We both shrug and start giggling into each other.

Dad pulls a stack of bills out of his wallet and pays for our Christmas haul in cash. As soon as we get out of the store we start grabbing toys out of the basket. I reach for my Talkboy—the one I saw in Home Alone 2—and Brandon reaches for a white Power Ranger. 

“Not gonna happen,” Dad says. “You gotta wait for Christmas.”

We whine and sulk, but only for a second because we have the attention span of a flea. 

Dad opens the trunk and we start throwing things in. We struggle with Brandon’s hockey stick—putting it in long ways so it sticks out the back, nope. Taking it out again and trying to fit it horizontal, putting the big end in first while the skinny end bangs against the side of the trunk. Dad stands there just about as long as he can take it and then tells us to go sit in the car. We bicker and fight over who gets to sit in the front seat and Dad ignores us. He bought us so much stuff that he can’t get the trunk closed. He shoves the rest in the backseat and my brother is a floating head amongst a sea of Barbie dolls, remote control-trucks, and Nerf guns.
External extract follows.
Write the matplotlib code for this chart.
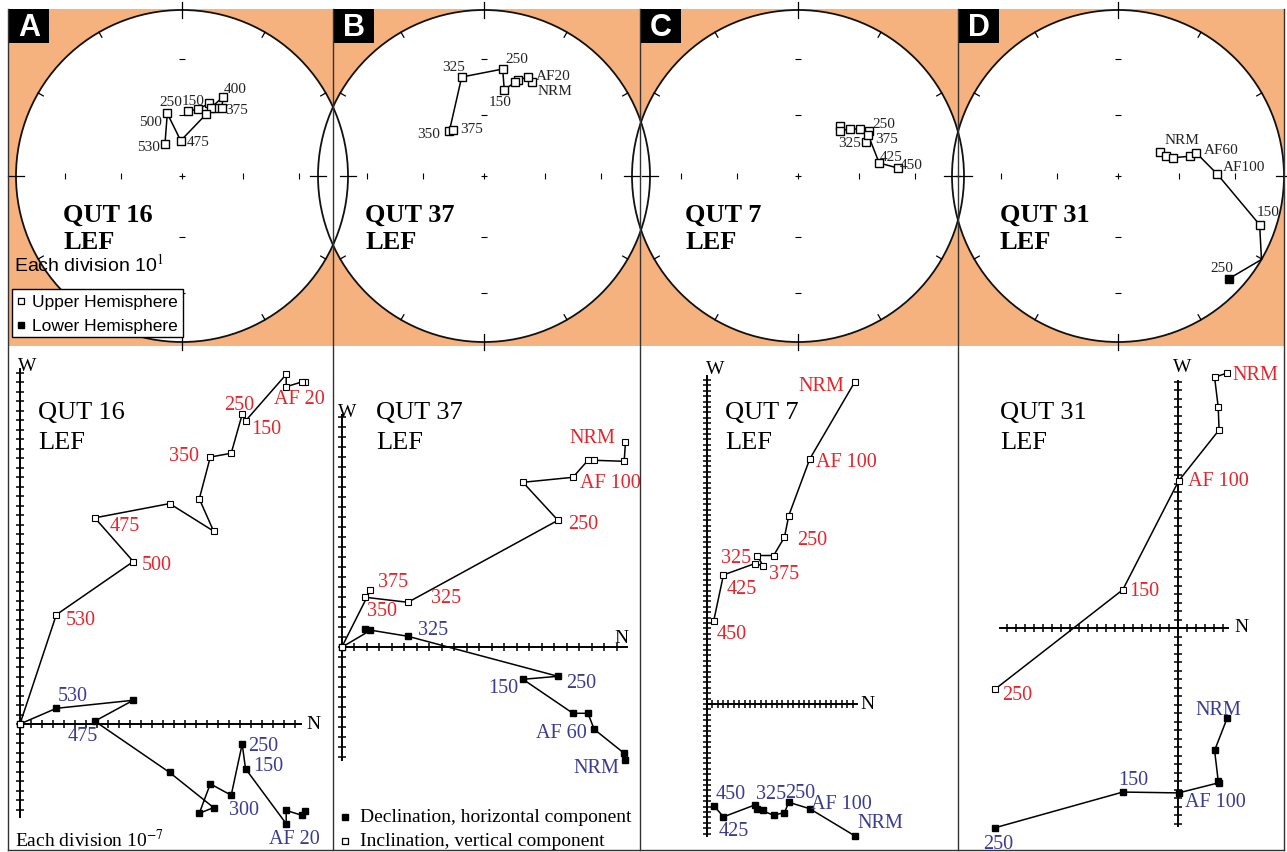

When we get home Dad tells us to unload everything from the car. In. Out. In. Out. But we don’t complain, because man, we hit the jackpot.

“Here. Wrap each other’s presents,” he says as he tosses us each a roll of scotch tape. 

“And hurry up! Tomorrow is Christmas Eve,” he adds. After dumping what looked like a truck load of wrapping paper on the floor, he disappears into the garage.

Many hours of wrapping, bickering, and countless paper cuts later, we are stacking the gifts around the Christmas tree. We have so many presents that the star is barely peeking out over the shiny bows and poorly wrapped colored boxes.

Brandon’s standing on a chair and I’m handing him gifts covered in way too much scotch tape, one by one. Home Alone 2 is on for the billionth time. That’s when I realize that I haven’t once thought about Mom being in prison. It’s the first time I haven’t thought about her missing Christmas. Again.

Wow, Dad. Mission accomplished.

I love you today, yesterday, and every day until the end of the time. 

Thanks for being there for us even though you could barely be there for yourself.